企業文化に関しては、数値化することは困難ですので、実際に社員同士が仕事をしてみたり、コミュニケーションを取り合うまで、合う合わないを把握することが難しいです。
企業文化のすり合わせにも時間がかかる点、認識しておきましょう。
取引先がM&Aに反対する
M&Aを行う際は、M&Aの契約が締結されるまで、外部に情報を漏らさないのが鉄則です。
M&Aの情報が洩れてしまうと、交渉中に干渉される恐れがあるためです。
したがって、M&Aの契約が結ばれた段階で、取引先に通達することになるケースが多いですが、取引先がM&Aに反対することがあります。
M&Aを行ったら、取引関係を解消すると言ってくる取引先も出てきます。
M&Aを優先するのであれば、取引先が離れてしまうこともあらかじめ考慮しておかねばなりません。
雇用、労働条件が変更される
基本的には、買収先の企業ルールに従っていくことになるので、雇用条件・労働条件の変更に反対する訳にはいきません。
経営陣クラスであれば、条件変更による影響は少ないですが、一般の従業員にしてみれば大きな問題です。
条件変更によって、社員の反発を受けないよう、買収先企業と調整していくことが肝要になります。
M&Aの注意点 ~買い手・売り手共通
買い手・売り手に共通するM&Aの注意点は下記の通りです。
- 信頼関係を構築する
- 互いの情報を適切に管理する
- M&A仲介会社を利用する
- 契約書は必ず弁護士のチェックを通す
信頼関係を構築する
信頼関係がない状態で交渉を進めてしまうと、相手の情報を疑ってしまったり、意思疎通に時間がかかったりなど、余計な労力を使ってしまいます。

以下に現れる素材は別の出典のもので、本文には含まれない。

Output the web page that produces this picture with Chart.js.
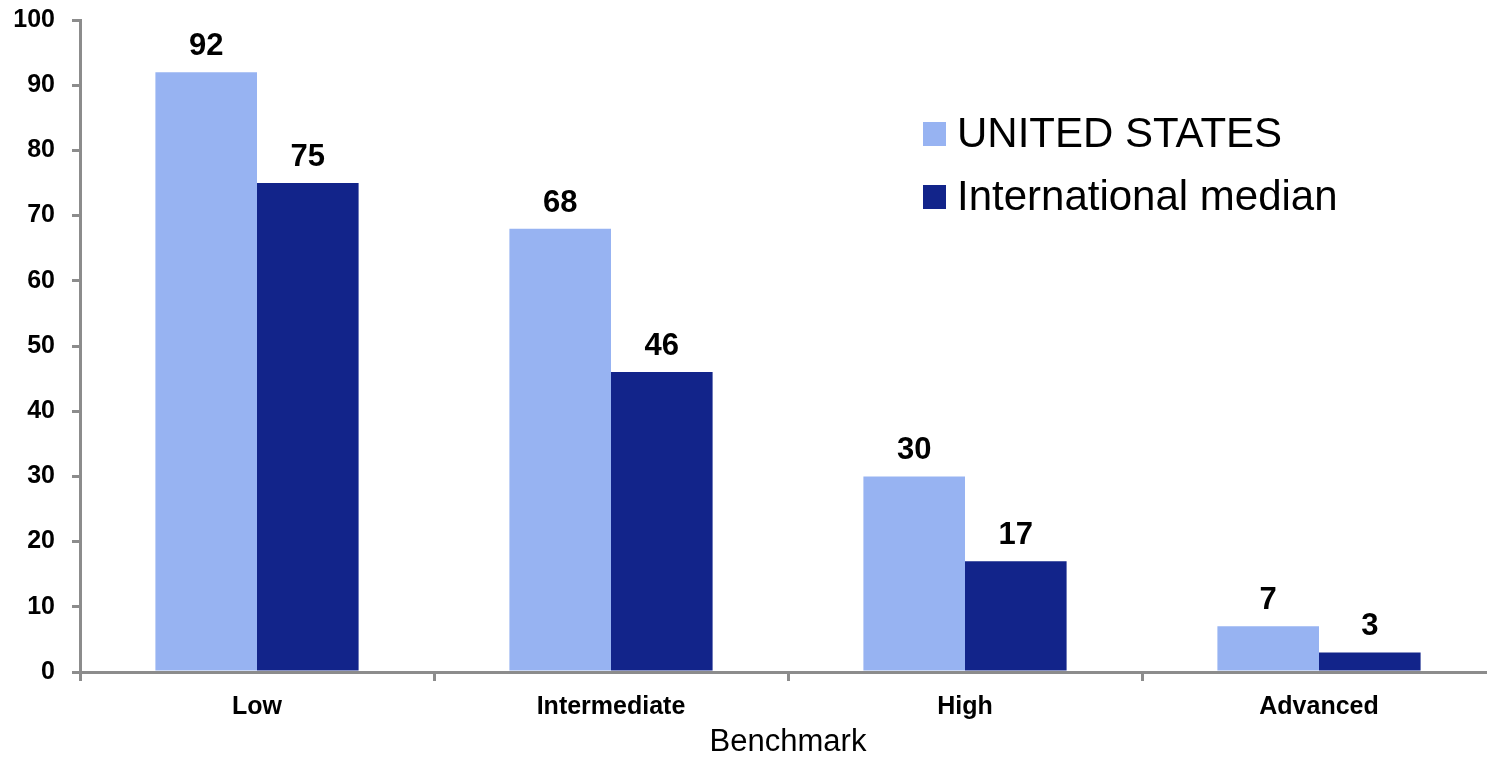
<!DOCTYPE html>
<html>
<head>
<meta charset="utf-8">
<script src="https://cdn.jsdelivr.net/npm/chart.js@4/dist/chart.umd.min.js"></script>
<style>
  html, body { margin: 0; padding: 0; background: #fff; overflow: hidden; }
  #wrap { width: 1500px; height: 761px; }
</style>
</head>
<body>
<div id="wrap"><canvas id="chart" width="1500" height="761"></canvas></div>
<script>
// chart data
const categories = ['Low', 'Intermediate', 'High', 'Advanced'];
const usValues = [92, 68, 30, 7];
const intlValues = [75, 46, 17, 3];
const seriesNames = ['UNITED STATES', 'International median'];
const yTicks = [0, 10, 20, 30, 40, 50, 60, 70, 80, 90, 100];

const AXIS = '#8c8c8c';
const FONT = '"Liberation Sans", Arial, sans-serif';

// value labels above each bar
const barLabels = {
    id: 'barLabels',
    afterDatasetsDraw(chart) {
        const ctx = chart.ctx;
        ctx.save();
        ctx.font = 'bold 31px ' + FONT;
        ctx.fillStyle = '#000';
        ctx.textAlign = 'center';
        ctx.textBaseline = 'alphabetic';
        chart.data.datasets.forEach((ds, i) => {
            chart.getDatasetMeta(i).data.forEach((bar, j) => {
                ctx.fillText(String(ds.data[j]), bar.x, bar.y - 17);
            });
        });
        ctx.restore();
    }
};

// legend drawn inside the plot, upper right
const insideLegend = {
    id: 'insideLegend',
    afterDraw(chart) {
        const ctx = chart.ctx;
        ctx.save();
        ctx.font = '42px ' + FONT;
        ctx.textBaseline = 'alphabetic';
        ctx.textAlign = 'left';
        chart.data.datasets.forEach((ds, i) => {
            const top = 122 + i * 63;
            ctx.fillStyle = ds.backgroundColor;
            ctx.fillRect(923, top, 23, 24);
            ctx.fillStyle = '#000';
            ctx.fillText(ds.label, 957, top + 25);
        });
        ctx.restore();
    }
};

new Chart(document.getElementById('chart'), {
    type: 'bar',
    data: {
        labels: categories,
        datasets: [
            { label: seriesNames[0], data: usValues, backgroundColor: '#97b3f2',
              categoryPercentage: 0.574, barPercentage: 1 },
            { label: seriesNames[1], data: intlValues, backgroundColor: '#12248a',
              categoryPercentage: 0.574, barPercentage: 1 }
        ]
    },
    options: {
        responsive: false,
        animation: false,
        layout: { padding: { top: 20, right: 4, bottom: 0, left: 0 } },
        plugins: { legend: { display: false }, tooltip: { enabled: false } },
        scales: {
            x: {
                offset: true,
                grid: { offset: true, drawOnChartArea: false, drawTicks: true, tickLength: 9, color: AXIS, lineWidth: 3 },
                border: { color: AXIS, width: 3 },
                ticks: { color: '#000', font: { family: FONT, size: 25, weight: 'bold' }, padding: 11, maxRotation: 0 },
                title: { display: true, text: 'Benchmark', color: '#000', font: { family: FONT, size: 31 }, padding: { top: 0, bottom: 0 } },
                afterFit(scale) { scale.height = 89; scale.paddingLeft = 0; scale.paddingRight = 0; }
            },
            y: {
                min: 0,
                max: 100,
                afterBuildTicks(scale) { scale.ticks = yTicks.map(v => ({ value: v })); },
                grid: { drawOnChartArea: false, drawTicks: true, tickLength: 8, color: AXIS, lineWidth: 3 },
                border: { color: AXIS, width: 3 },
                ticks: { color: '#000', font: { family: FONT, size: 25, weight: 'bold' }, padding: 17 },
                afterFit(scale) { scale.width = 80; scale.paddingTop = 0; scale.paddingBottom = 0; }
            }
        }
    },
    plugins: [barLabels, insideLegend]
});
</script>
</body>
</html>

何も根拠なく、相手企業を信頼してはいけませんが、こちらが誠意ある対応を見せて、相手企業が信頼関係の構築に前向きかどうか、見極める必要があります。
信頼関係を構築できれば、交渉がスムーズに進むのみならず、M&A締結後の統合プロセスもスムーズに進められます。
互いの情報を適切に管理する
相手企業の情報を漏らしてしまうと、M&Aの事実が外部に伝わるのみでなく、企業が公開していない各種情報を他の企業が知ることになります。
M&A交渉の前に「秘密保持契約」を必ず結んで、適切に情報管理をしていく旨を確認し合いましょう。
M&A仲介会社を利用する
M&A仲介業者は、相手候補のマッチングのみならず、M&A交渉中のサポートも行ってくれます。
各種書類作成も代行してくれるので、事務処理の手間も省くことができます。
M&A仲介会社を選ぶ際は、「成功報酬型」の仲介会社を選ぶようにしましょう。
成功報酬型のM&A仲介会社であれば、M&Aの締結が実際に行われた場合のみ、費用を支払います。
M&Aが途中で頓挫した場合は、費用を支払う必要はありません。
着手金も0円のケースが多いので、費用を節約してM&A交渉を進められます。
契約書は必ず弁護士のチェックを通す
一見すると、適切に見える契約内容でも、法律面では穴が合ったり、不備があるケースがあります。
顧問弁護士を雇っている場合は、M&A交渉のグループにあらかじめ入れてしまうのもアリです。
M&A仲介会社を利用すれば、仲介会社に所zくする弁護士が書類のチェックを行ってくれるので、顧問弁護士がいない場合でも安心です。
まとめ
M&Aを行う際は、買い手・売り手ともに各種注意点に留意して、交渉・締結を進めていくことが肝要です。
M&Aでは大なり小なり、どうしても問題が発生してしまいます。
まったく問題が起こらずに、M&Aが進むケースは少ないと見てよいでしょう。
だからこそ、事前に注意点を把握して、対策を講じていく必要があります。
今回解説して注意点を参考にして頂き、M&A交渉を進めていきましょう。